Copy everything in the data below exactly except the pictures.
======
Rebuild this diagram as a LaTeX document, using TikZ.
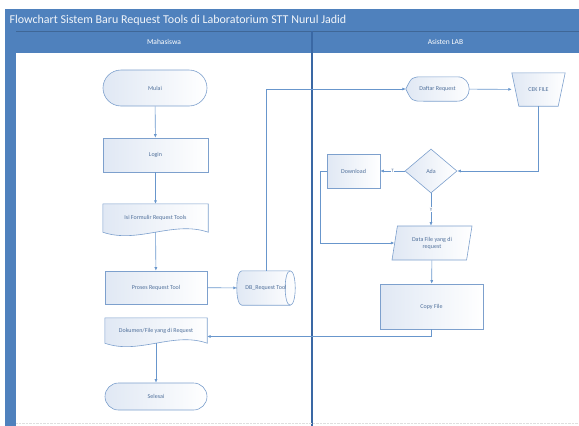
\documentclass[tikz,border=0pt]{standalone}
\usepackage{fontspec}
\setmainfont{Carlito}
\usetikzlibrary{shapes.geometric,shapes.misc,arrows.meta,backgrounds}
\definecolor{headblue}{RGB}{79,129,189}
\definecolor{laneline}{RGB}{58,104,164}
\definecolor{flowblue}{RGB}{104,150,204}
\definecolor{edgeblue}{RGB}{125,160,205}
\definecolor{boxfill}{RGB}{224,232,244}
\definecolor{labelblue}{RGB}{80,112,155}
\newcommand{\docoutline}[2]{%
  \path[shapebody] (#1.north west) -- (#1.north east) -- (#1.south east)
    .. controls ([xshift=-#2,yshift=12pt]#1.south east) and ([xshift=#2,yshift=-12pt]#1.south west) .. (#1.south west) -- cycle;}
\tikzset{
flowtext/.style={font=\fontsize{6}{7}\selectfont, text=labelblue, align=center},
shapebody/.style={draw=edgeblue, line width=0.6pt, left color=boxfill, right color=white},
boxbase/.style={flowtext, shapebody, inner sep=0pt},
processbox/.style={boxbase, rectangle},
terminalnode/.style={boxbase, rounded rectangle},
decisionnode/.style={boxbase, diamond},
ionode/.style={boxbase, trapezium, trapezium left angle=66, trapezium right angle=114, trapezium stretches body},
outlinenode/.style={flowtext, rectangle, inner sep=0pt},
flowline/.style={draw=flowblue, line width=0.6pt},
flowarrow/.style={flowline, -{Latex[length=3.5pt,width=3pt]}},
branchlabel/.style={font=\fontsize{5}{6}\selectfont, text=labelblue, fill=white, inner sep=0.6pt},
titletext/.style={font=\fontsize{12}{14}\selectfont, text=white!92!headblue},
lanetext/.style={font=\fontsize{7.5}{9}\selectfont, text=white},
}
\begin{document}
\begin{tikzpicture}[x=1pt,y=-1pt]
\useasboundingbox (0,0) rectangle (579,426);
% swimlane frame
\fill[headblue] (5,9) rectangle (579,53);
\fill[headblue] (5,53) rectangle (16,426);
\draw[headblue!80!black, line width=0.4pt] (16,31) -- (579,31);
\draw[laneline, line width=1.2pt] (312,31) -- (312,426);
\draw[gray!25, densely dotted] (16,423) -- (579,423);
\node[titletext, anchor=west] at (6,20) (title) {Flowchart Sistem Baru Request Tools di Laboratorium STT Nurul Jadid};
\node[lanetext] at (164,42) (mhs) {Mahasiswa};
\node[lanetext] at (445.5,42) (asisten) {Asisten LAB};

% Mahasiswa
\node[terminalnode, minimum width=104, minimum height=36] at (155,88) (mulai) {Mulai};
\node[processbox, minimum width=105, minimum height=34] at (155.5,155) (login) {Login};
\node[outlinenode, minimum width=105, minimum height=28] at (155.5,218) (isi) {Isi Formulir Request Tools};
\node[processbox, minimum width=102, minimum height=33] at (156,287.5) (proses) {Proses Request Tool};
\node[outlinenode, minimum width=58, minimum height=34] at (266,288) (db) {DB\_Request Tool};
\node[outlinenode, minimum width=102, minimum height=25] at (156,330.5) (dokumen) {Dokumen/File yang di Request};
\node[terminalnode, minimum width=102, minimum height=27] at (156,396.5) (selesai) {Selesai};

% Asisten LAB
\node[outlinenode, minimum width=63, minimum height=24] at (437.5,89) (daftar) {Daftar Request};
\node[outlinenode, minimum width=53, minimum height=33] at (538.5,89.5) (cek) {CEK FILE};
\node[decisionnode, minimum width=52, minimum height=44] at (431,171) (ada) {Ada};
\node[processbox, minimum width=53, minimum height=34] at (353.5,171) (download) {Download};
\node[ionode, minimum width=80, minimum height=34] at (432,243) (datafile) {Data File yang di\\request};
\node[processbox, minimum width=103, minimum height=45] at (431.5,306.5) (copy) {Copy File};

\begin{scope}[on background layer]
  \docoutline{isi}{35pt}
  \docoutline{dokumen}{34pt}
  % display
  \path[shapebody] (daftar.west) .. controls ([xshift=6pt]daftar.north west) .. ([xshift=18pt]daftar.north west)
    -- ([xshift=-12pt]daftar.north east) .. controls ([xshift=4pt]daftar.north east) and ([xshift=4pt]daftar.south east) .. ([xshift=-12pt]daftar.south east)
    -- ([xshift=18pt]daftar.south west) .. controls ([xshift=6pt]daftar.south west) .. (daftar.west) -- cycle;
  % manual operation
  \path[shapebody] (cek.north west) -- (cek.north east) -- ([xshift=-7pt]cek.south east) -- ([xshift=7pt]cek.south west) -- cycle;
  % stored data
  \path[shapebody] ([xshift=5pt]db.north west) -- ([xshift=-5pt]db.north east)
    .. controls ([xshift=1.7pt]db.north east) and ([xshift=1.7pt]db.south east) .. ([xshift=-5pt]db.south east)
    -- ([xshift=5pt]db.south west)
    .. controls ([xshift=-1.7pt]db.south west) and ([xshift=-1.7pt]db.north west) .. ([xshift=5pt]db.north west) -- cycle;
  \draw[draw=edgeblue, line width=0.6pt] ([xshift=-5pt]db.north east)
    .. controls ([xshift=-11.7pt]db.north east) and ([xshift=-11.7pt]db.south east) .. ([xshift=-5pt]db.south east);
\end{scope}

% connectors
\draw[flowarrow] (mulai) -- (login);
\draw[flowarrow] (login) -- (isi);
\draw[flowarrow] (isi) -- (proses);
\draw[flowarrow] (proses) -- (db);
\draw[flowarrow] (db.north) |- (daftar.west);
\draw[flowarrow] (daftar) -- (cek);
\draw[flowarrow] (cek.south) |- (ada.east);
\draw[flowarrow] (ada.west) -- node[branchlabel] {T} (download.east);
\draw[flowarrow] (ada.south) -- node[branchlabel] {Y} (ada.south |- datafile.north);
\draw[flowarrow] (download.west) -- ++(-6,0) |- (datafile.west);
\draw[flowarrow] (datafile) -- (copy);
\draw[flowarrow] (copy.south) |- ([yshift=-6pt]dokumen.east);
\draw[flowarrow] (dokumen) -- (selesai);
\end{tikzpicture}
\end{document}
======
## Written response
Rebuild this diagram as a LaTeX document, using TikZ.
\documentclass[tikz,border=0pt]{standalone}
\usepackage{fontspec}
\setmainfont{Carlito}
\usetikzlibrary{shapes.geometric,shapes.misc,arrows.meta,backgrounds}
\definecolor{headblue}{RGB}{79,129,189}
\definecolor{laneline}{RGB}{58,104,164}
\definecolor{flowblue}{RGB}{104,150,204}
\definecolor{edgeblue}{RGB}{125,160,205}
\definecolor{boxfill}{RGB}{224,232,244}
\definecolor{labelblue}{RGB}{80,112,155}
\newcommand{\docoutline}[2]{%
  \path[shapebody] (#1.north west) -- (#1.north east) -- (#1.south east)
    .. controls ([xshift=-#2,yshift=12pt]#1.south east) and ([xshift=#2,yshift=-12pt]#1.south west) .. (#1.south west) -- cycle;}
\tikzset{
flowtext/.style={font=\fontsize{6}{7}\selectfont, text=labelblue, align=center},
shapebody/.style={draw=edgeblue, line width=0.6pt, left color=boxfill, right color=white},
boxbase/.style={flowtext, shapebody, inner sep=0pt},
processbox/.style={boxbase, rectangle},
terminalnode/.style={boxbase, rounded rectangle},
decisionnode/.style={boxbase, diamond},
ionode/.style={boxbase, trapezium, trapezium left angle=66, trapezium right angle=114, trapezium stretches body},
outlinenode/.style={flowtext, rectangle, inner sep=0pt},
flowline/.style={draw=flowblue, line width=0.6pt},
flowarrow/.style={flowline, -{Latex[length=3.5pt,width=3pt]}},
branchlabel/.style={font=\fontsize{5}{6}\selectfont, text=labelblue, fill=white, inner sep=0.6pt},
titletext/.style={font=\fontsize{12}{14}\selectfont, text=white!92!headblue},
lanetext/.style={font=\fontsize{7.5}{9}\selectfont, text=white},
}
\begin{document}
\begin{tikzpicture}[x=1pt,y=-1pt]
\useasboundingbox (0,0) rectangle (579,426);
% swimlane frame
\fill[headblue] (5,9) rectangle (579,53);
\fill[headblue] (5,53) rectangle (16,426);
\draw[headblue!80!black, line width=0.4pt] (16,31) -- (579,31);
\draw[laneline, line width=1.2pt] (312,31) -- (312,426);
\draw[gray!25, densely dotted] (16,423) -- (579,423);
\node[titletext, anchor=west] at (6,20) (title) {Flowchart Sistem Baru Request Tools di Laboratorium STT Nurul Jadid};
\node[lanetext] at (164,42) (mhs) {Mahasiswa};
\node[lanetext] at (445.5,42) (asisten) {Asisten LAB};

% Mahasiswa
\node[terminalnode, minimum width=104, minimum height=36] at (155,88) (mulai) {Mulai};
\node[processbox, minimum width=105, minimum height=34] at (155.5,155) (login) {Login};
\node[outlinenode, minimum width=105, minimum height=28] at (155.5,218) (isi) {Isi Formulir Request Tools};
\node[processbox, minimum width=102, minimum height=33] at (156,287.5) (proses) {Proses Request Tool};
\node[outlinenode, minimum width=58, minimum height=34] at (266,288) (db) {DB\_Request Tool};
\node[outlinenode, minimum width=102, minimum height=25] at (156,330.5) (dokumen) {Dokumen/File yang di Request};
\node[terminalnode, minimum width=102, minimum height=27] at (156,396.5) (selesai) {Selesai};

% Asisten LAB
\node[outlinenode, minimum width=63, minimum height=24] at (437.5,89) (daftar) {Daftar Request};
\node[outlinenode, minimum width=53, minimum height=33] at (538.5,89.5) (cek) {CEK FILE};
\node[decisionnode, minimum width=52, minimum height=44] at (431,171) (ada) {Ada};
\node[processbox, minimum width=53, minimum height=34] at (353.5,171) (download) {Download};
\node[ionode, minimum width=80, minimum height=34] at (432,243) (datafile) {Data File yang di\\request};
\node[processbox, minimum width=103, minimum height=45] at (431.5,306.5) (copy) {Copy File};

\begin{scope}[on background layer]
  \docoutline{isi}{35pt}
  \docoutline{dokumen}{34pt}
  % display
  \path[shapebody] (daftar.west) .. controls ([xshift=6pt]daftar.north west) .. ([xshift=18pt]daftar.north west)
    -- ([xshift=-12pt]daftar.north east) .. controls ([xshift=4pt]daftar.north east) and ([xshift=4pt]daftar.south east) .. ([xshift=-12pt]daftar.south east)
    -- ([xshift=18pt]daftar.south west) .. controls ([xshift=6pt]daftar.south west) .. (daftar.west) -- cycle;
  % manual operation
  \path[shapebody] (cek.north west) -- (cek.north east) -- ([xshift=-7pt]cek.south east) -- ([xshift=7pt]cek.south west) -- cycle;
  % stored data
  \path[shapebody] ([xshift=5pt]db.north west) -- ([xshift=-5pt]db.north east)
    .. controls ([xshift=1.7pt]db.north east) and ([xshift=1.7pt]db.south east) .. ([xshift=-5pt]db.south east)
    -- ([xshift=5pt]db.south west)
    .. controls ([xshift=-1.7pt]db.south west) and ([xshift=-1.7pt]db.north west) .. ([xshift=5pt]db.north west) -- cycle;
  \draw[draw=edgeblue, line width=0.6pt] ([xshift=-5pt]db.north east)
    .. controls ([xshift=-11.7pt]db.north east) and ([xshift=-11.7pt]db.south east) .. ([xshift=-5pt]db.south east);
\end{scope}

% connectors
\draw[flowarrow] (mulai) -- (login);
\draw[flowarrow] (login) -- (isi);
\draw[flowarrow] (isi) -- (proses);
\draw[flowarrow] (proses) -- (db);
\draw[flowarrow] (db.north) |- (daftar.west);
\draw[flowarrow] (daftar) -- (cek);
\draw[flowarrow] (cek.south) |- (ada.east);
\draw[flowarrow] (ada.west) -- node[branchlabel] {T} (download.east);
\draw[flowarrow] (ada.south) -- node[branchlabel] {Y} (ada.south |- datafile.north);
\draw[flowarrow] (download.west) -- ++(-6,0) |- (datafile.west);
\draw[flowarrow] (datafile) -- (copy);
\draw[flowarrow] (copy.south) |- ([yshift=-6pt]dokumen.east);
\draw[flowarrow] (dokumen) -- (selesai);
\end{tikzpicture}
\end{document}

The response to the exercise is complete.